--- START OF Records ---

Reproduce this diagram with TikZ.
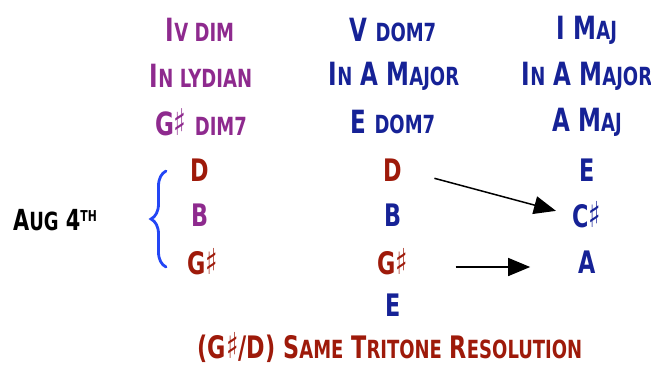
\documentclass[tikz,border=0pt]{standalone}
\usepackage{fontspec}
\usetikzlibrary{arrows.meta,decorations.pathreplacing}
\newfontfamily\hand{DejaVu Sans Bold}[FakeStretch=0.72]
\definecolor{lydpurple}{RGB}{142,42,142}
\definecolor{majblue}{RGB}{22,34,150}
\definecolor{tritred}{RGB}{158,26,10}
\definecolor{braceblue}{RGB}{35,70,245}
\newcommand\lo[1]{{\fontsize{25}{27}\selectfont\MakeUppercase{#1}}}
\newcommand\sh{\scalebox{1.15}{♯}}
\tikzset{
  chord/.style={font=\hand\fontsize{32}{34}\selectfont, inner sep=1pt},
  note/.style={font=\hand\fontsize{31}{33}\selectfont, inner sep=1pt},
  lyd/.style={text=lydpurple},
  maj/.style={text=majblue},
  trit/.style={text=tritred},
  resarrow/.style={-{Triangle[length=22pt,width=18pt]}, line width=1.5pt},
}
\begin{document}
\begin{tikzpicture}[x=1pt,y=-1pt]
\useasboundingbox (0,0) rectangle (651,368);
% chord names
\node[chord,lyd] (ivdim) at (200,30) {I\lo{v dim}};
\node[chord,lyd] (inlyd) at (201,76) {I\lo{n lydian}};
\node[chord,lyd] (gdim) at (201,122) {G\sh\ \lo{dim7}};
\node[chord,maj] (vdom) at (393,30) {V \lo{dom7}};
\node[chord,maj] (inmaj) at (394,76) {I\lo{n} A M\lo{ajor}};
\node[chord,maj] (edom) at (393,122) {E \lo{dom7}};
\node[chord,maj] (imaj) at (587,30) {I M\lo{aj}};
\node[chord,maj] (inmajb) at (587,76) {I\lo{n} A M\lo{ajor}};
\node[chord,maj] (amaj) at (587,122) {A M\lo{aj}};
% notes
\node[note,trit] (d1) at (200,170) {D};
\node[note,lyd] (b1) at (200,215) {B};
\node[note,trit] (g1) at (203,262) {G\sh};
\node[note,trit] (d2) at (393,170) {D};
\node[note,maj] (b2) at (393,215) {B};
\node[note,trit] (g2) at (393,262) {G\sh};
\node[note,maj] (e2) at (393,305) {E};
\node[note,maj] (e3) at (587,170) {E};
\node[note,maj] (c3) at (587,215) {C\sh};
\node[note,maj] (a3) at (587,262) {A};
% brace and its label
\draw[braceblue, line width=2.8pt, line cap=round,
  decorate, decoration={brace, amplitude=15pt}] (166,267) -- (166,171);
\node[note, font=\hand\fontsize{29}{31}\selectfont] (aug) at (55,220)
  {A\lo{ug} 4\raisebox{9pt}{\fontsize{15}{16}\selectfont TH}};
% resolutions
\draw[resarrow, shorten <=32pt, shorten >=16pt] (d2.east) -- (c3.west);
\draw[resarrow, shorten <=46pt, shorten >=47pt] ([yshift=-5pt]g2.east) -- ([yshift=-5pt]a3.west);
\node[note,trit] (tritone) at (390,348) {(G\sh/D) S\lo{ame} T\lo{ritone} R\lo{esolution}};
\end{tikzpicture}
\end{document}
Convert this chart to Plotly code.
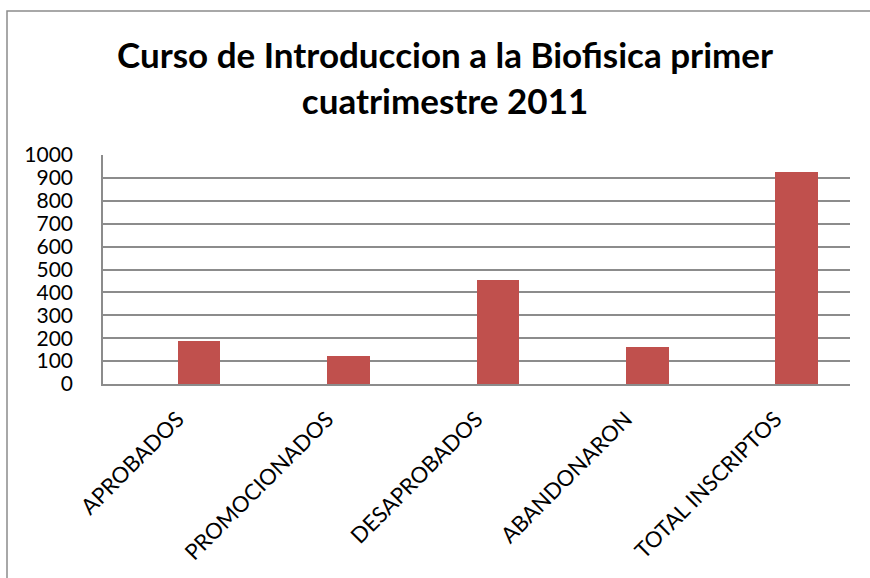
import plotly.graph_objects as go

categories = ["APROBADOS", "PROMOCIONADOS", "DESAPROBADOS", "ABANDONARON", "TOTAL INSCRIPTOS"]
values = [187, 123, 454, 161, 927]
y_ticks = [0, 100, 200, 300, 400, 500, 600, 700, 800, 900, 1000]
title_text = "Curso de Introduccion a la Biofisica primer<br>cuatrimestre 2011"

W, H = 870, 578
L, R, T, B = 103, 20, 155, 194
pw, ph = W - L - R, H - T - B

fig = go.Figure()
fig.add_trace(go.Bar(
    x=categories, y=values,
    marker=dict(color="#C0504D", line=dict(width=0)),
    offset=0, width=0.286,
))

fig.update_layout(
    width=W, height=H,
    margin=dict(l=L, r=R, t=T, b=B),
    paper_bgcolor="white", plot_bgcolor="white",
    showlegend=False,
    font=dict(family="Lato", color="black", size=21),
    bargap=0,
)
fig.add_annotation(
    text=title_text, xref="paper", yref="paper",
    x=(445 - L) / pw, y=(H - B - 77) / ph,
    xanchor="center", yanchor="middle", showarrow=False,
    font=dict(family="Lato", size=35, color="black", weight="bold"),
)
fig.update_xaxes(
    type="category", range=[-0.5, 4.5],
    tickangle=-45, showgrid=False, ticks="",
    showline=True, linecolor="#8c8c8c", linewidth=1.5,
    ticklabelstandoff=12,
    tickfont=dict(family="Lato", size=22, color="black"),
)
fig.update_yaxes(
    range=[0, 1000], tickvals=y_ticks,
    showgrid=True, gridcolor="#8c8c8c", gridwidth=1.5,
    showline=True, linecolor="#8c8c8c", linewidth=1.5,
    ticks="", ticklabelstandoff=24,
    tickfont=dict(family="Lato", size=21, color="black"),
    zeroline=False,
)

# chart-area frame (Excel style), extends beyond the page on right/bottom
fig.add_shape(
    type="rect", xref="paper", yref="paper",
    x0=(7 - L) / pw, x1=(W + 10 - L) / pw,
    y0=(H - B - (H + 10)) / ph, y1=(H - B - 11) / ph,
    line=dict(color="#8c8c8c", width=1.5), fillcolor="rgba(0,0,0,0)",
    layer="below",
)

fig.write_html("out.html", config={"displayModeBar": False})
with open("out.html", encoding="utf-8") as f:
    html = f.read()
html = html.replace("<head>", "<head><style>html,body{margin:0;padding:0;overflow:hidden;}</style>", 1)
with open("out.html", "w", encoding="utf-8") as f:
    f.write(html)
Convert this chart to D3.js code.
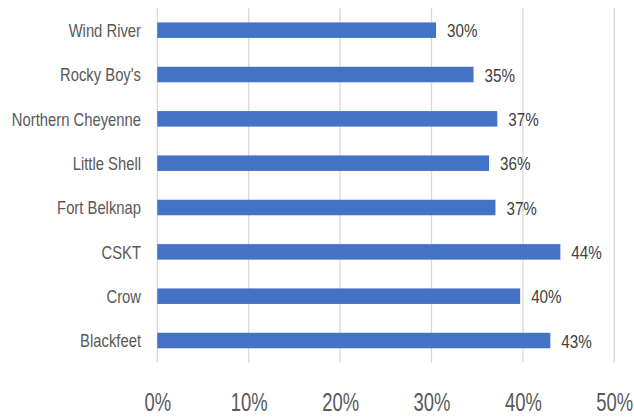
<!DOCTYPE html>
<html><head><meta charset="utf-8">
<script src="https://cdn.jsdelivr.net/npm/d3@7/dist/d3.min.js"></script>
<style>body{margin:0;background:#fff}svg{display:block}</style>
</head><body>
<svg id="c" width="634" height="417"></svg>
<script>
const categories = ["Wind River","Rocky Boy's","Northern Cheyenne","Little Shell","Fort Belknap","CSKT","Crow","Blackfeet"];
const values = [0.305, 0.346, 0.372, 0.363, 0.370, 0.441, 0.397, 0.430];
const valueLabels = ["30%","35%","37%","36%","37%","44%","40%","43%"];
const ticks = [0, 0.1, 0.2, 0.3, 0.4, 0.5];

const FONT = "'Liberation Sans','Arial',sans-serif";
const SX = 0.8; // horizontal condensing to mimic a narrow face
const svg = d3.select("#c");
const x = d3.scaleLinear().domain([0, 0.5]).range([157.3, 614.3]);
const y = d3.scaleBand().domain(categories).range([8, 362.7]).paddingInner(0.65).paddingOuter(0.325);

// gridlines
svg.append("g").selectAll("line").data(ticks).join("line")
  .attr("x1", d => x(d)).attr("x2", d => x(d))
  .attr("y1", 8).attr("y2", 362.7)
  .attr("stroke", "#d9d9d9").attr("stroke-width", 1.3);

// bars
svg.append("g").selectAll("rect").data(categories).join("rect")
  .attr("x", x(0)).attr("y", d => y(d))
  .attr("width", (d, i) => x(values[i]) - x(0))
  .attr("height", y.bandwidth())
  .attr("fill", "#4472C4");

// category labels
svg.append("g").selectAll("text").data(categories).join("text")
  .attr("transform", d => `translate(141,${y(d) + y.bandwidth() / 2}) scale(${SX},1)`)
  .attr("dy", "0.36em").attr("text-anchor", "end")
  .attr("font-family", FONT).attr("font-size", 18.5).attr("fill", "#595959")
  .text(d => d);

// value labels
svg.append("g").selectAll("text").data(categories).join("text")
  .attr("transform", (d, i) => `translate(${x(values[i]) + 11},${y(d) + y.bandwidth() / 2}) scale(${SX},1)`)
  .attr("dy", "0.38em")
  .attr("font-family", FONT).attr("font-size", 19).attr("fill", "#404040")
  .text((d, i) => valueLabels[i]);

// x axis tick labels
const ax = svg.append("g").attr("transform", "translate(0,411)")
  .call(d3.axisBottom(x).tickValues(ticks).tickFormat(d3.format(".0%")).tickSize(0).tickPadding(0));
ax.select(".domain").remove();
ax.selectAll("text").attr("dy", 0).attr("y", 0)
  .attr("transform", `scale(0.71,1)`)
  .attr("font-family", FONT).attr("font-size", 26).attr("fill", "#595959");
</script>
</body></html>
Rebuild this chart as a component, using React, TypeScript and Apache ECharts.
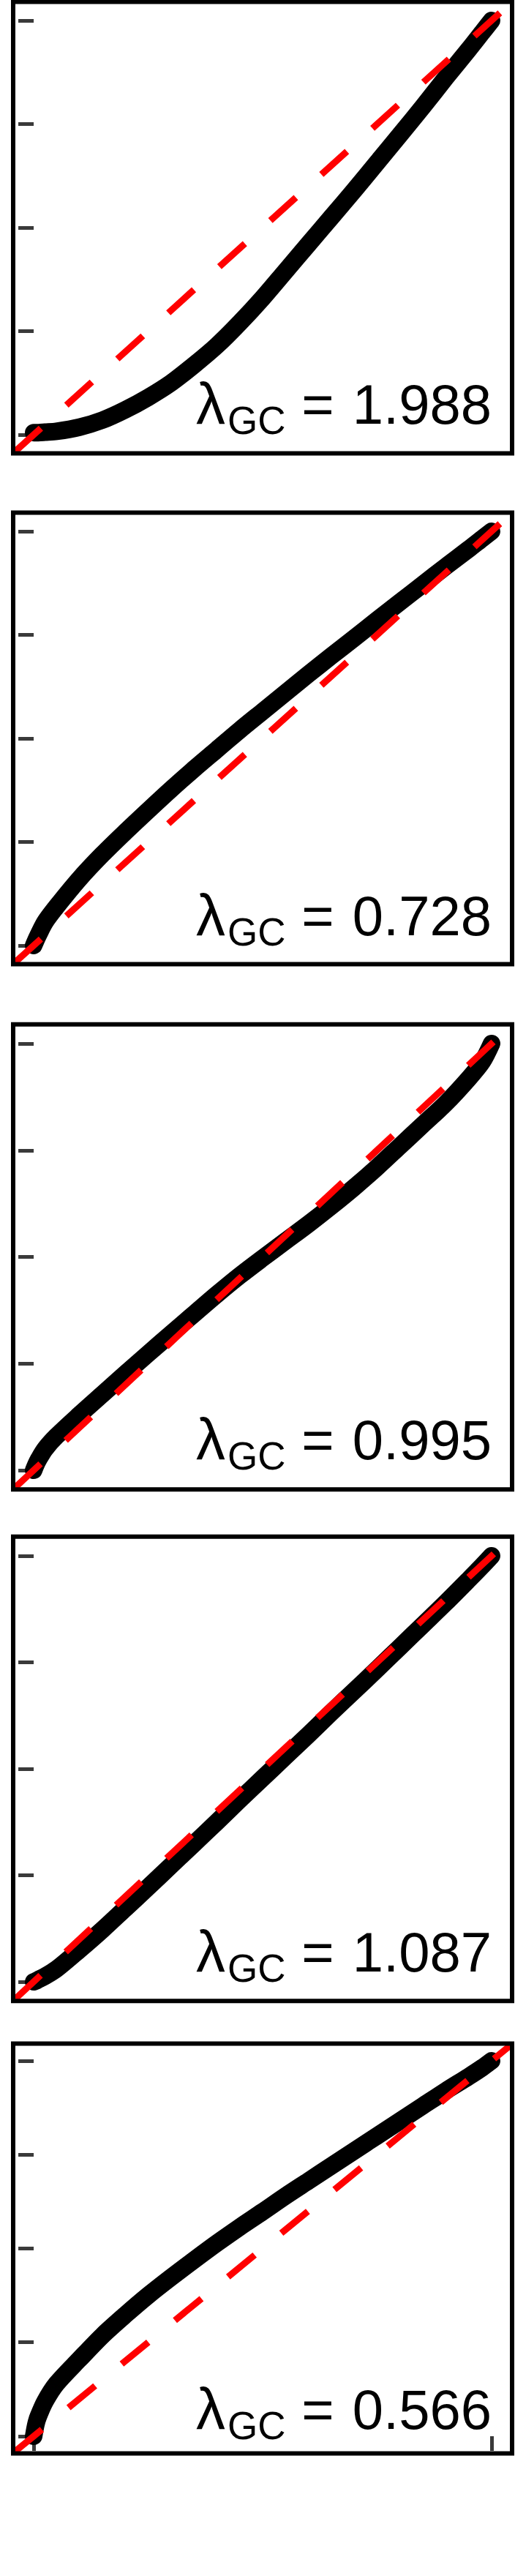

--- END OF Records ---

-- Instruction --
Of the lines above, copy each that contains "chart".

-- The answer --
Convert this chart to Plotly code.
# chart-area frame (Excel style), extends beyond the page on right/bottom
Convert this chart to D3.js code.
Rebuild this chart as a component, using React, TypeScript and Apache ECharts.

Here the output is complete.